If diplomacy is war by other means, sometimes the same can be said of sport, which is why an India-Pakistan cricket match has long been on my list of ‘must see before I die’ sporting events.

The appetite was further whetted by the sight and sound of the Indian support at the Twenty20 clash with England at Lord’s. Whatever it took to get the bulk of the tickets once it became known who was playing yesterday, the Indians did it. Where we were sitting in the Mound stand, we were in a tiny minority of non-Indians, and the same went for most sections of the ground.

All the more credit is due then to England for their narrow win.

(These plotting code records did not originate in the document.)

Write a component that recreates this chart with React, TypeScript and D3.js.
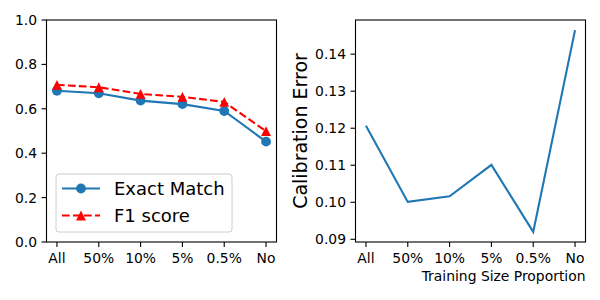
import React from 'react';
import * as d3 from 'd3';

const categories = ['All', '50%', '10%', '5%', '0.5%', 'No'];
const exactMatch = [0.681, 0.670, 0.637, 0.621, 0.590, 0.452];
const f1Score = [0.708, 0.697, 0.667, 0.654, 0.631, 0.499];
const calibError = [0.1207, 0.1001, 0.1016, 0.1101, 0.0920, 0.1465];
const leftTicks = [0, 0.2, 0.4, 0.6, 0.8, 1.0];
const rightTicks = [0.09, 0.10, 0.11, 0.12, 0.13, 0.14];

const W = 600;
const H = 300;
const top = 20;
const bottom = 242;
const font = 'DejaVu Sans, sans-serif';
const tickFs = 13.9;
const legendFs = 18;
const labelFs = 19;
const blue = '#1f77b4';
const red = '#ff0000';
const dash = '7.7,3.3';
const mr = 4.9; // marker half-size incl. edge

const pointScale = (x0: number, x1: number) => {
  // matplotlib default 5% margins around index range
  const n = categories.length - 1;
  const pad = n * 0.05;
  return d3.scaleLinear().domain([-pad, n + pad]).range([x0, x1]);
};

// matplotlib style '^' marker: box-centred triangle
const triangle = d3.line()([[0, -mr], [mr, mr], [-mr, mr]]) + 'Z';

const XTicks: React.FC<{ x: d3.ScaleLinear<number, number> }> = ({ x }) => (
  <g>
    {categories.map((c, i) => (
      <g key={c} transform={`translate(${x(i)},${bottom})`}>
        <line y2={5} stroke="#000" strokeWidth={1.1} />
        <text y={20.5} textAnchor="middle" fontSize={tickFs} fontFamily={font}>{c}</text>
      </g>
    ))}
  </g>
);

const YTicks: React.FC<{ y: d3.ScaleLinear<number, number>; x0: number; ticks: number[]; fmt: (v: number) => string }> = ({ y, x0, ticks, fmt }) => (
  <g>
    {ticks.map(t => (
      <g key={t} transform={`translate(${x0},${y(t)})`}>
        <line x2={-5} stroke="#000" strokeWidth={1.1} />
        <text x={-9.5} dy="0.36em" textAnchor="end" fontSize={tickFs} fontFamily={font}>{fmt(t)}</text>
      </g>
    ))}
  </g>
);

export default function App() {
  // left panel
  const lx0 = 46.5, lx1 = 276.5;
  const xl = pointScale(lx0, lx1);
  const yl = d3.scaleLinear().domain([0, 1]).range([bottom, top]);
  const lineL = d3.line<number>().x((_, i) => xl(i)).y(d => yl(d));

  // right panel
  const rx0 = 355.5, rx1 = 585.5;
  const xr = pointScale(rx0, rx1);
  const [mn, mx] = d3.extent(calibError) as [number, number];
  const pad = (mx - mn) * 0.05;
  const yr = d3.scaleLinear().domain([mn - pad, mx + pad]).range([bottom, top]);
  const lineR = d3.line<number>().x((_, i) => xr(i)).y(d => yr(d));

  const lgX = 56, lgY = 174, lgW = 176, lgH = 58;

  return (
    <svg width={W} height={H} style={{ position: 'absolute', left: 0, top: 0, background: '#fff' }}>
      {/* left panel */}
      <path d={lineL(exactMatch) ?? ''} fill="none" stroke={blue} strokeWidth={2.1} />
      {exactMatch.map((d, i) => (
        <circle key={i} cx={xl(i)} cy={yl(d)} r={mr} fill={blue} />
      ))}
      <path d={lineL(f1Score) ?? ''} fill="none" stroke={red} strokeWidth={2.1} strokeDasharray={dash} />
      {f1Score.map((d, i) => (
        <path key={i} d={triangle} transform={`translate(${xl(i)},${yl(d)})`} fill={red} />
      ))}
      <rect x={lx0} y={top} width={lx1 - lx0} height={bottom - top} fill="none" stroke="#000" strokeWidth={1.1} />
      <XTicks x={xl} />
      <YTicks y={yl} x0={lx0} ticks={leftTicks} fmt={d3.format('.1f')} />

      {/* legend */}
      <rect x={lgX} y={lgY} width={lgW} height={lgH} rx={3} fill="#fff" fillOpacity={0.8} stroke="#cccccc" strokeWidth={1} />
      <line x1={62} x2={100} y1={188.5} y2={188.5} stroke={blue} strokeWidth={2.1} />
      <circle cx={81} cy={188.5} r={mr} fill={blue} />
      <text x={114} y={188.5} dy="0.36em" fontSize={legendFs} fontFamily={font}>Exact Match</text>
      <line x1={62} x2={100} y1={215.5} y2={215.5} stroke={red} strokeWidth={2.1} strokeDasharray={dash} />
      <path d={triangle} transform={`translate(81,215.5)`} fill={red} />
      <text x={114} y={215.5} dy="0.36em" fontSize={legendFs} fontFamily={font}>F1 score</text>

      {/* right panel */}
      <path d={lineR(calibError) ?? ''} fill="none" stroke={blue} strokeWidth={2.1} />
      <rect x={rx0} y={top} width={rx1 - rx0} height={bottom - top} fill="none" stroke="#000" strokeWidth={1.1} />
      <XTicks x={xr} />
      <YTicks y={yr} x0={rx0} ticks={rightTicks} fmt={d3.format('.2f')} />
      <text transform={`translate(306.5,${(top + bottom) / 2}) rotate(-90)`} textAnchor="middle" fontSize={labelFs} fontFamily={font}>Calibration Error</text>
      <text x={rx1} y={281} textAnchor="end" fontSize={tickFs} fontFamily={font}>Training Size Proportion</text>
    </svg>
  );
}
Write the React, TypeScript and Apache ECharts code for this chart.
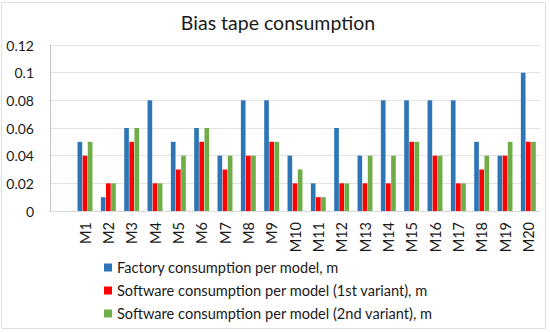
import React, { useEffect, useRef } from "react";
import * as echarts from "echarts";

const models = ["M1","M2","M3","M4","M5","M6","M7","M8","M9","M10","M11","M12","M13","M14","M15","M16","M17","M18","M19","M20"];
const factory = [0.05,0.01,0.06,0.08,0.05,0.06,0.04,0.08,0.08,0.04,0.02,0.06,0.04,0.08,0.08,0.08,0.08,0.05,0.04,0.10];
const software1 = [0.04,0.02,0.05,0.02,0.03,0.05,0.03,0.04,0.05,0.02,0.01,0.02,0.02,0.02,0.05,0.04,0.02,0.03,0.04,0.05];
const software2 = [0.05,0.02,0.06,0.02,0.04,0.06,0.04,0.04,0.05,0.03,0.01,0.02,0.04,0.04,0.05,0.04,0.02,0.04,0.05,0.05];
const yTicks = [0, 0.02, 0.04, 0.06, 0.08, 0.1, 0.12];
const seriesNames = [
  "Factory consumption per model, m",
  "Software consumption per model (1st variant), m",
  "Software consumption per model (2nd variant), m",
];
const colors = ["#2E75B6", "#FF0000", "#70AD47"];

const FONT = "Lato";

export default function App() {
  const ref = useRef<HTMLDivElement>(null);
  useEffect(() => {
    if (!ref.current) return;
    const chart = echarts.init(ref.current, null, { renderer: "svg" });
    // leading empty category slot, as in the reference
    const cats = ["", ...models];
    const pad = (arr: number[]) => [null, ...arr];
    const allData = [factory, software1, software2];
    chart.setOption({
      animation: false,
      backgroundColor: "#ffffff",
      textStyle: { fontFamily: FONT },
      title: {
        text: "Bias tape consumption",
        left: 273,
        textAlign: "center",
        top: 7,
        textStyle: { fontFamily: FONT, fontSize: 19.5, fontWeight: "normal", color: "#1a1a1a" },
      },
      legend: {
        orient: "vertical",
        left: 104,
        top: 260,
        padding: 0,
        itemWidth: 8,
        itemHeight: 8,
        itemGap: 8,
        icon: "rect",
        textStyle: { fontFamily: FONT, fontSize: 14.6, color: "#1a1a1a", lineHeight: 15 },
        data: seriesNames,
      },
      grid: { left: 50, right: 10, top: 45, bottom: 121, containLabel: false },
      xAxis: {
        type: "category",
        data: cats,
        axisTick: { show: false },
        axisLine: { show: true, lineStyle: { color: "#d9d9d9" } },
        axisLabel: {
          rotate: 90,
          interval: 0,
          margin: 11,
          fontFamily: FONT,
          fontSize: 14.5,
          color: "#1a1a1a",
        },
      },
      yAxis: {
        type: "value",
        min: yTicks[0],
        max: yTicks[yTicks.length - 1],
        interval: 0.02,
        axisLine: { show: true, lineStyle: { color: "#bfbfbf" } },
        axisTick: { show: false },
        splitLine: { lineStyle: { color: "#e3e3e3" } },
        axisLabel: {
          margin: 16,
          fontFamily: FONT,
          fontSize: 14,
          color: "#1a1a1a",
          formatter: (v: number) => String(Math.round(v * 100) / 100),
        },
      },
      graphic: [
        {
          type: "rect",
          shape: { x: 1.5, y: 2.5, width: 544, height: 326 },
          style: { fill: "none", stroke: "#e0e0e0", lineWidth: 1 },
          silent: true,
        },
      ],
      series: allData.map((d, i) => ({
        name: seriesNames[i],
        type: "bar",
        data: pad(d),
        barWidth: "20%",
        barGap: "10%",
        itemStyle: { color: colors[i] },
      })),
    });
    return () => chart.dispose();
  }, []);
  return (
    <div
      ref={ref}
      style={{ position: "absolute", left: 0, top: 0, width: 550, height: 332 }}
    />
  );
}
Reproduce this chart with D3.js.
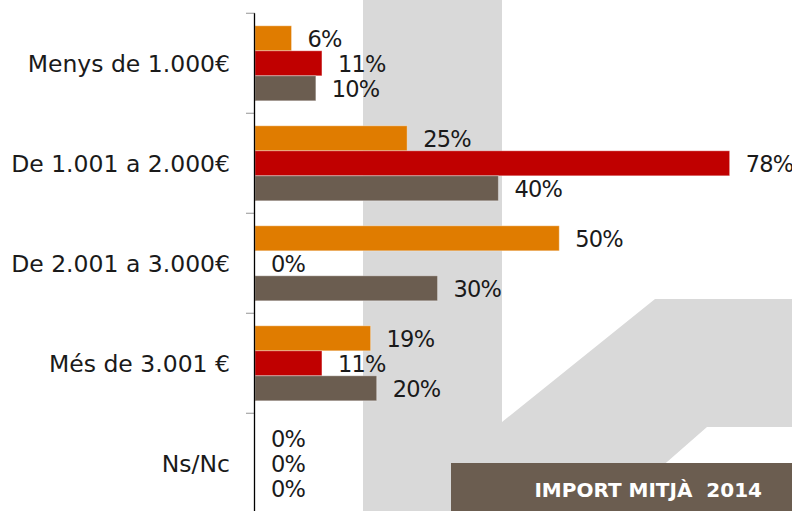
<!DOCTYPE html>
<html>
<head>
<meta charset="utf-8">
<script src="https://cdn.jsdelivr.net/npm/d3@7"></script>
<style>
  html, body { margin: 0; padding: 0; background: #fff; }
  svg { display: block; }
</style>
</head>
<body>
<svg id="chart" width="792" height="511"></svg>
<script>
// ---- data ----
const categories = ["Menys de 1.000€", "De 1.001 a 2.000€", "De 2.001 a 3.000€", "Més de 3.001 €", "Ns/Nc"];
const seriesNames = ["s1", "s2", "s3"];
const series1 = [6, 25, 50, 19, 0];   // orange
const series2 = [11, 78, 0, 11, 0];   // red
const series3 = [10, 40, 30, 20, 0];  // brown
const seriesColors = ["#E07C00", "#C00000", "#6B5D50"];
const xDomain = [0, 100];
const title = "IMPORT MITJÀ  2014";

// ---- layout ----
const W = 792, H = 511;
const svg = d3.select("#chart");
const font = "'DejaVu Sans', sans-serif";

// decorative background shape
svg.append("path")
  .attr("d", "M363,0 L502,0 L502,422 L655,299 L792,299 L792,427 L707,427 L611,511 L363,511 Z")
  .attr("fill", "#D9D9D9");

const x = d3.scaleLinear().domain(xDomain).range([255, 863.5]);
const y0 = d3.scaleBand().domain(categories).range([13.3, 513.3]).padding(0);
const y1 = d3.scaleBand().domain(seriesNames).range([12.5, 87.5]).padding(0);

const allSeries = [series1, series2, series3];
const rows = categories.map((c, i) => ({
  cat: c,
  vals: seriesNames.map((s, j) => ({ s, v: allSeries[j][i], color: seriesColors[j] }))
}));

const g = svg.append("g").selectAll("g").data(rows).join("g")
  .attr("transform", d => `translate(0,${y0(d.cat)})`);

g.selectAll("rect").data(d => d.vals).join("rect")
  .attr("x", x(0))
  .attr("y", d => y1(d.s))
  .attr("width", d => x(d.v) - x(0))
  .attr("height", y1.bandwidth())
  .attr("fill", d => d.color)
  .attr("stroke", d => d.v > 0 ? "rgba(255,255,255,0.35)" : "none")
  .attr("stroke-width", 1);

g.selectAll("text").data(d => d.vals).join("text")
  .attr("x", d => x(d.v) + 16)
  .attr("y", d => y1(d.s) + y1.bandwidth() / 2)
  .attr("dy", "0.37em")
  .attr("font-family", font)
  .attr("font-size", 22.5)
  .attr("letter-spacing", -0.8)
  .attr("fill", "#1a1a1a")
  .text(d => d.v + "%");

// axis ticks (at category boundaries)
const tickYs = categories.map(c => y0(c));
svg.append("g").selectAll("line").data(tickYs).join("line")
  .attr("x1", 246).attr("x2", 255)
  .attr("y1", d => d).attr("y2", d => d)
  .attr("stroke", "#A6A6A6").attr("stroke-width", 1.2);

// axis line
svg.append("line")
  .attr("x1", x(0) - 0.5).attr("x2", x(0) - 0.5)
  .attr("y1", y0.range()[0]).attr("y2", H)
  .attr("stroke", "#000").attr("stroke-width", 1.3);

// category labels
svg.append("g").selectAll("text").data(categories).join("text")
  .attr("x", 230)
  .attr("y", d => y0(d) + y0.bandwidth() / 2)
  .attr("dy", "0.38em")
  .attr("text-anchor", "end")
  .attr("font-family", font)
  .attr("font-size", 23.5)
  .attr("fill", "#1a1a1a")
  .text(d => d);

// title box
svg.append("rect")
  .attr("x", 451).attr("y", 463)
  .attr("width", W - 451).attr("height", H - 463)
  .attr("fill", "#6B5D50");
svg.append("text")
  .attr("x", 762).attr("y", 497)
  .attr("text-anchor", "end")
  .attr("font-family", font)
  .attr("font-weight", "bold")
  .attr("font-size", 20)
  .attr("fill", "#fff")
  .style("white-space", "pre")
  .text(title);
</script>
</body>
</html>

I see captain Paul Collingwood said he used the sound of Indian boos greeting their arrival to crank up the pre-match motivation, but it could so easily have gone the other way. It cannot be nice playing a home game which feels like an away match.

At one point, with the noise reaching football match levels, the Indian supporter next to me pointed over to the Lord’s pavilion and asked ‘I wonder what the old MCC types think of this.’ Probably, when the Twenty20 revolution started, not a lot. But though it may not be cricket as the traditionalists prefer it, it is fantastic sport, and fantastic entertainment.

… talk of revolutions allows me to move effortlesssly from India to Iran. Regular visitors will know my respect for British reporters is not as high as it was in the days when I wanted to be one, but there is some terrific reporting of events in Iran today.

I have only seen the Times and the Guardian, but both contain some first-class on the ground accounts from Martin Fletcher and Ian Black, as well as analysis from experts in London. The sadness is that as the post-elections stiuation unfolds, the chances of seeing such reporting in the coming days diminish.

Iran only allowed foreign journalists in on ten day visas so that they could see Iranian democracy in action. Now that they are describing the reality of that, the attempts to stifle dissent, and the persuasive suggestions of electoral irregularities, visa extension seems unlikely.

It is a reminder both of how important good journalism is, but also of how much some in the prevailing media culture here take for granted as they routinely refer to Britain as a police state, a surveillance society devoid of real freedoms.

… and finally, if you want to see a witty, well-written ‘letter to the editor’, read Labour MP Kim Howells’ offering in The Times today. He probably shouldn’t have written it, as whilst intended to call for an end to division, it rather opens a new divide, as he urges the younger members of the Cabinet (‘Assisted Places Scheme’) to ‘put a sock in it.’ But it is funny, even if he takes a pop at blogging and tweeting. Off to tweet about the blog now, then call Kim. People say there are not enough characters in politics. Kim Howells is a character.